Gortat i Gollob spotkali się w jednym samolocie
Dwaj znani sportowcy, Marcin Gortat i Tomasz Gollob, mieli okazję wspólnie wracać do Polski z Los Angeles. Spotkanie z żużlowym mistrzem świata z 2010 roku zrobiło duże wrażenie na koszykarzu.
„Ogromne emocjonalne doświadczenie z lekcją pokory w jednym” – napisał w środę w mediach społecznościowych Gortat.
Jak zaznaczył były zawodnik Los Angeles Clippers, „połowę podróży przegadali o karierach, ale też o wypadku Golloba”.

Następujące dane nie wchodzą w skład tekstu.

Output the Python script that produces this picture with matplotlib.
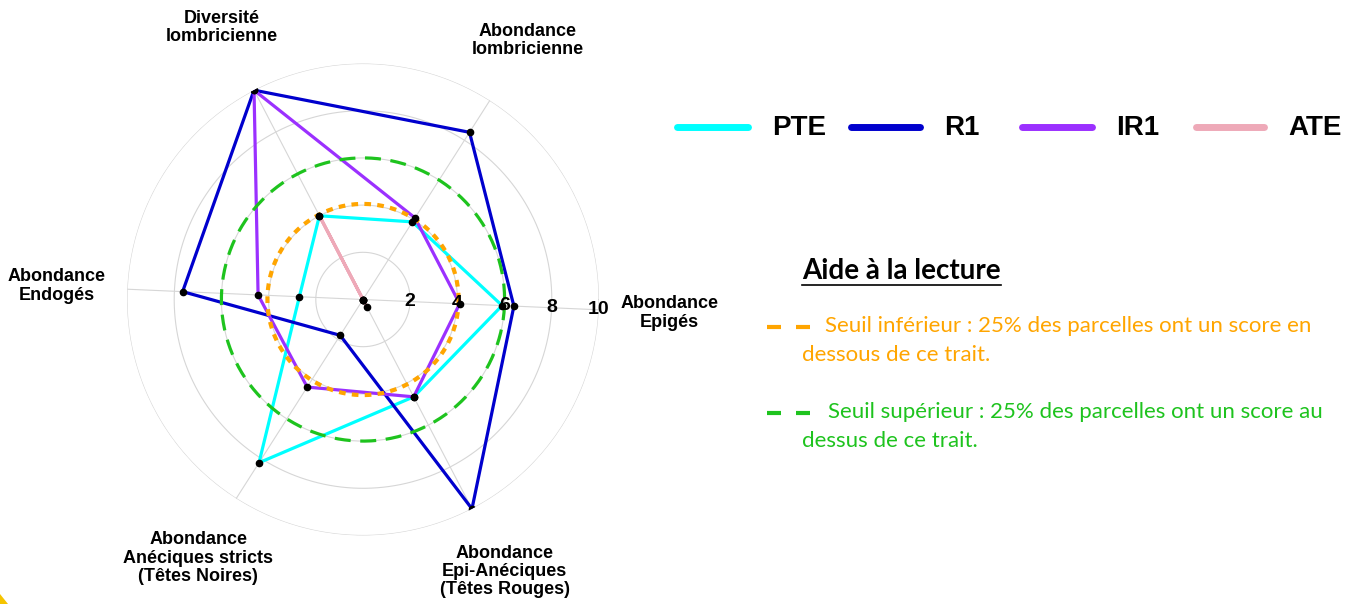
import numpy as np
import matplotlib
matplotlib.use("Agg")
import matplotlib.pyplot as plt

# ---------------- data ----------------
axis_labels = ["Diversité\nlombricienne", "Abondance\nlombricienne", "Abondance\nEpigés",
               "Abondance\nEpi-Anéciques\n(Têtes Rouges)",
               "Abondance\nAnéciques stricts\n(Têtes Noires)", "Abondance\nEndogés"]
series_names = ["PTE", "R1", "IR1", "ATE"]
pte = [4.0, 3.9, 5.9, 4.65, 8.2, 2.7]
r1 = [10.0, 8.4, 6.4, 10.0, 1.8, 7.65]
ir1 = [10.0, 4.1, 4.1, 4.65, 4.4, 4.45]
ate = [4.0, 0.0, 0.0, 0.35, 0.0, 0.0]
seuil_inf = 4.05
seuil_sup = 6.0
grid_levels = [2, 4, 6, 8, 10]
tick_labels = ["2", "4", "6", "8", "10"]
colors = ["#00FFFF", "#0000CD", "#9B30FF", "#EEA9B8"]

W, H = 1354, 604
fig = plt.figure(figsize=(W / 100, H / 100), dpi=100)
fig.patch.set_facecolor("white")

# overlay axes in pixel coordinates for legend / notes
ov = fig.add_axes([0, 0, 1, 1], zorder=0)
ov.set_xlim(0, W)
ov.set_ylim(H, 0)
ov.set_axis_off()
ov.patch.set_alpha(0)

# ---------------- radar ----------------
cx, cy, R = 363, 299.5, 236
ax = fig.add_axes([(cx - R) / W, (H - cy - R) / H, 2 * R / W, 2 * R / H],
                  projection="polar", zorder=1)
ax.set_ylim(0, 10)
ax.set_axis_off()
ax.patch.set_alpha(0)

n = len(axis_labels)
angles = np.deg2rad(117.5 - 60 * np.arange(n))
closed = np.append(angles, angles[0])

th = np.linspace(0, 2 * np.pi, 400)
for lvl in grid_levels:
    ax.plot(th, np.full_like(th, lvl), color="#D6D6D6", lw=0.8, zorder=1)
for a in angles:
    ax.plot([a, a], [0, 10], color="#D6D6D6", lw=0.8, zorder=1)

# series
for vals, c in zip([pte, r1, ir1, ate], colors):
    v = np.append(vals, vals[0])
    ax.plot(closed, v, color=c, lw=2.3, zorder=3)

# thresholds
ax.plot(th, np.full_like(th, seuil_sup), color="#1EC31E", lw=2.3,
        linestyle=(0, (5, 3)), zorder=4)
ax.plot(th, np.full_like(th, seuil_inf), color="#FFA500", lw=3.0,
        linestyle=(0, (1.6, 1.5)), zorder=4)

# points
for vals in [pte, r1, ir1, ate]:
    ax.plot(angles, vals, "o", color="black", ms=4.5, zorder=6, linestyle="none")

# tick labels along Epigés axis
for lvl, t in zip(grid_levels, tick_labels):
    ax.text(angles[2], lvl, t, ha="center", va="center", fontsize=14,
            fontweight="bold", family="Liberation Sans", zorder=7)

# axis labels
for a, lab in zip(angles, axis_labels):
    ax.text(a, 13.0, lab, ha="center", va="center", fontsize=13,
            fontweight="bold", family="Liberation Sans", linespacing=1.1)

# ---------------- legend ----------------
leg_lines = [(677, 748), (851, 920), (1022, 1092), (1196, 1264)]
leg_text_x = [772, 944, 1116, 1288]
for (x0, x1), tx, c, name in zip(leg_lines, leg_text_x, colors, series_names):
    ov.plot([x0, x1], [127, 127], color=c, lw=5, solid_capstyle="round")
    ov.text(tx, 128, name, ha="left", va="center", fontsize=20,
            fontweight="bold", family="Liberation Sans")

# ---------------- reading aid ----------------
note_font = "Lato"
ov.text(802, 271, "Aide à la lecture", ha="left", va="center", fontsize=20,
        fontweight="bold", family=note_font)
ov.plot([802, 1001], [285, 285], color="black", lw=1.2)

orange = "#FFA500"
green = "#1EC31E"
for y, c in [(327, orange), (413, green)]:
    ov.plot([767, 781], [y, y], color=c, lw=3, solid_capstyle="butt")
    ov.plot([796, 810], [y, y], color=c, lw=3, solid_capstyle="butt")
ov.text(825, 326, "Seuil inférieur : 25% des parcelles ont un score en",
        ha="left", va="center", fontsize=16, color=orange, family=note_font)
ov.text(802, 355, "dessous de ce trait.", ha="left", va="center", fontsize=16,
        color=orange, family=note_font)
ov.text(828, 412, "Seuil supérieur : 25% des parcelles ont un score au",
        ha="left", va="center", fontsize=16, color=green, family=note_font)
ov.text(802, 441, "dessus de ce trait.", ha="left", va="center", fontsize=16,
        color=green, family=note_font)

# small yellow corner
ov.fill([0, 0, 8], [594, 604, 604], color="#F5C400", lw=0)

fig.savefig("out.png", dpi=100, facecolor="white")
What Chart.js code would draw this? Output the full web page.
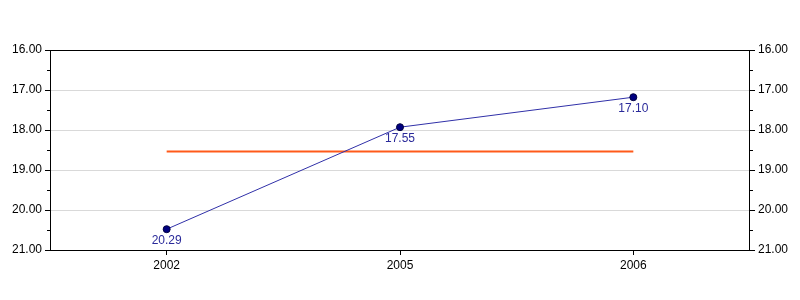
<!DOCTYPE html>
<html>
<head>
<meta charset="utf-8">
<script src="https://cdn.jsdelivr.net/npm/chart.js@4"></script>
<style>
  html, body { margin: 0; padding: 0; background: #fff; }
  #wrap { width: 800px; height: 300px; }
</style>
</head>
<body>
<div id="wrap"><canvas id="chart" width="800" height="300"></canvas></div>
<script>
// --- chart data ---
const years = ['2002', '2005', '2006'];
const values = [20.48, 17.93, 17.18];
const valueLabels = ['20.29', '17.55', '17.10'];
const average = [18.54, 18.54, 18.54];
const yMin = 16;
const yMax = 21;

const fontFamily = '"Liberation Sans", Arial, sans-serif';

// draws the black frame, the half-step ticks and the point labels
const extras = {
    id: 'extras',
    afterDraw(chart) {
        const ctx = chart.ctx;
        const a = chart.chartArea;
        const y = chart.scales.y;

        ctx.save();
        ctx.strokeStyle = '#000';
        ctx.lineWidth = 1;
        ctx.strokeRect(Math.round(a.left) + 0.5, Math.round(a.top) + 0.5,
            Math.round(a.right - a.left) - 1, Math.round(a.bottom - a.top));

        ctx.beginPath();
        for (let v = yMin + 0.5; v < yMax; v += 1) {
            const py = Math.round(y.getPixelForValue(v)) + 0.5;
            ctx.moveTo(a.left - 3, py);
            ctx.lineTo(a.left, py);
            ctx.moveTo(a.right, py);
            ctx.lineTo(a.right + 3, py);
        }
        ctx.stroke();

        const meta = chart.getDatasetMeta(0);
        ctx.fillStyle = '#2a2a9a';
        ctx.font = '12px ' + fontFamily;
        ctx.textAlign = 'center';
        ctx.textBaseline = 'top';
        meta.data.forEach((pt, i) => {
            ctx.fillText(valueLabels[i], pt.x, pt.y + 5);
        });
        ctx.restore();
    }
};

const gridColor = (c) => {
    const v = c.tick ? c.tick.value : null;
    if (v === null || v === yMin || v === yMax) return 'rgba(0,0,0,0)';
    return Number.isInteger(v) ? '#d9d9d9' : 'rgba(0,0,0,0)';
};
const tickColor = (c) => {
    const v = c.tick ? c.tick.value : null;
    return Number.isInteger(v) ? '#000' : 'rgba(0,0,0,0)';
};
const yTicks = {
    stepSize: 0.5,
    color: '#000',
    padding: 3,
    font: { size: 12, family: fontFamily },
    callback: (v) => Number.isInteger(v) ? v.toFixed(2) : ''
};

new Chart(document.getElementById('chart'), {
    type: 'line',
    data: {
        labels: years,
        datasets: [{
            data: values,
            borderColor: '#3030a8',
            borderWidth: 1,
            pointRadius: 3.5,
            pointBackgroundColor: '#000080',
            pointBorderColor: '#000040',
            pointBorderWidth: 1,
            tension: 0,
            yAxisID: 'y'
        }, {
            data: average,
            borderColor: '#ff5a1a',
            borderWidth: 2,
            pointRadius: 0,
            tension: 0,
            yAxisID: 'y'
        }]
    },
    options: {
        responsive: false,
        animation: false,
        layout: { padding: { top: 50, left: 0, right: 0, bottom: 0 } },
        plugins: {
            legend: { display: false },
            tooltip: { enabled: false }
        },
        scales: {
            x: {
                offset: true,
                grid: {
                    offset: false,
                    drawOnChartArea: false,
                    drawTicks: true,
                    tickLength: 5,
                    tickColor: '#000'
                },
                border: { display: false },
                ticks: {
                    color: '#000',
                    padding: 3,
                    font: { size: 12, family: fontFamily }
                },
                afterFit: (s) => { s.height = 50; }
            },
            y: {
                position: 'left',
                reverse: true,
                min: yMin,
                max: yMax,
                grid: { color: gridColor, tickColor: tickColor, tickLength: 5 },
                border: { display: false },
                ticks: yTicks,
                afterFit: (s) => { s.width = 50; }
            },
            y2: {
                position: 'right',
                reverse: true,
                min: yMin,
                max: yMax,
                grid: { drawOnChartArea: false, tickColor: tickColor, tickLength: 5 },
                border: { display: false },
                ticks: yTicks,
                afterFit: (s) => { s.width = 50; }
            }
        }
    },
    plugins: [extras]
});
</script>
</body>
</html>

„Czułem się zdewastowany, wiedząc, że w żaden sposób nie mogłem pomoc osobie, którą podziwiałem, dojrzewając na łódzkich Bałutach. Często jest tak, że trzeba zebrać pieniądze… wykonać telefon… załatwić coś przez znajomość albo po prostu porozmawiać. Żadna z tych rzeczy nic nie daje Tomkowi. On potrzebuje cudu” – napisał Gortat w emocjonalnym poście na Instagramie.
Koszykarz wyraźnie przeżył spotkanie na pokładzie samolotu z żużlową ikoną. Przy okazji zwrócił się do swoich fanów.
„Polecam wam wstać każdego dnia i docenić to, że jesteście zdrowi i możecie chodzić i widzieć. Doceńcie to, co macie i kogo macie wokół siebie. A może dostrzeżecie w swojej sytuacji/życiu trochę pozytywów” – dodał.